Yes — it's the tallest brick minaret on earth at 72.5 meters (roughly the height of a 24-storey building), and the complex around it tells a more layered story than the tower alone. The Quwwat-ul-Islam mosque was assembled from the carved pillars of 27 demolished Hindu and Jain temples, so you can literally see defaced deity carvings turned inward on the same columns that hold up an Islamic prayer hall. Add the 1,600-year-old rust-free Iron Pillar and the abandoned cupola known as "Smith's Folly" sitting on the lawn, and you have a site that rewards slow looking.

How long do you need at Qutb Minar? add

A quick loop takes about 45 minutes, but budget 90 minutes to two hours if you want to read the inscriptions, examine the repurposed temple pillars, and wander past the unfinished Alai Minar. The complex is larger than most visitors expect — the mosque courtyard, Iltutmish's tomb, and the Alai-Darwaza gate each deserve their own pause.

How do I get to Qutb Minar from Faridabad? add

Take the Delhi Metro's Violet Line from Old Faridabad, change at Central Secretariat to the Yellow Line, and ride to Qutab Minar station — the whole trip runs about 1 hour 10 minutes. From the metro exit, you'll still need a short auto-rickshaw or app-cab ride to the monument entrance; use Uber or Ola to avoid being overcharged by drivers at the stand.

What is the best time to visit Qutb Minar? add

October through March, when Delhi's temperatures are bearable and the light hits the red sandstone at its warmest. Arrive right at sunrise or after 3 PM to dodge both the midday heat and the thickest crowds. During monsoon season the wet stone turns a deep, saturated red that photographs beautifully, but the paths get slippery.

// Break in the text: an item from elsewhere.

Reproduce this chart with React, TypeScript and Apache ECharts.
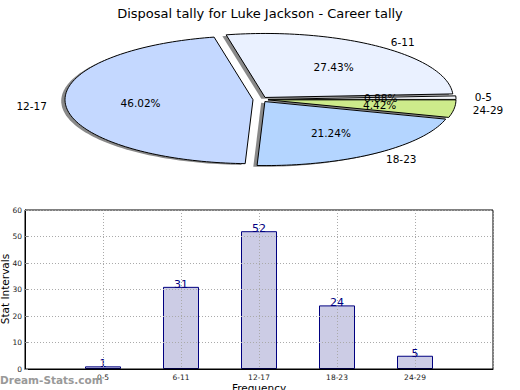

Can you go inside Qutb Minar? add

No — the interior staircase has been permanently closed to the public since a fatal stampede in 1981. You can walk around the base and through the surrounding complex, but climbing the tower's 379 steps is no longer an option for anyone.

Can you visit Qutb Minar for free? add

Not quite. Indian citizens and SAARC/BIMSTEC nationals pay ₹35 (less than half a dollar), while foreign tourists pay ₹550 (around $6.50 USD). Children under 15 enter free. Tickets can be booked online to skip the queue — carry a valid photo ID or passport.

What should I not miss at Qutb Minar? add

Don't walk past the mosque pillars without looking closely — many still carry faint lotus motifs and chiseled-off human figures from the original Hindu and Jain temples, a physical record of cultural collision you can touch. The Iron Pillar in the courtyard, cast in the 4th century AD, has resisted rust for over 1,600 years thanks to an unusually high phosphorus content that scientists still study. And find Smith's Folly on the lawn: a Bengali-Gothic cupola that a British engineer bolted onto the tower's summit in 1828, only to have the Governor-General order it removed twenty years later.

Is photography allowed at Qutb Minar? add

Handheld cameras and phones are fine, and you don't need a separate photography ticket. Tripods, large stabilizers, and drones are all prohibited — drones especially so, given Delhi's airspace restrictions. For the best shot, frame the Iron Pillar in the foreground with the full tower behind it from the far end of the mosque courtyard.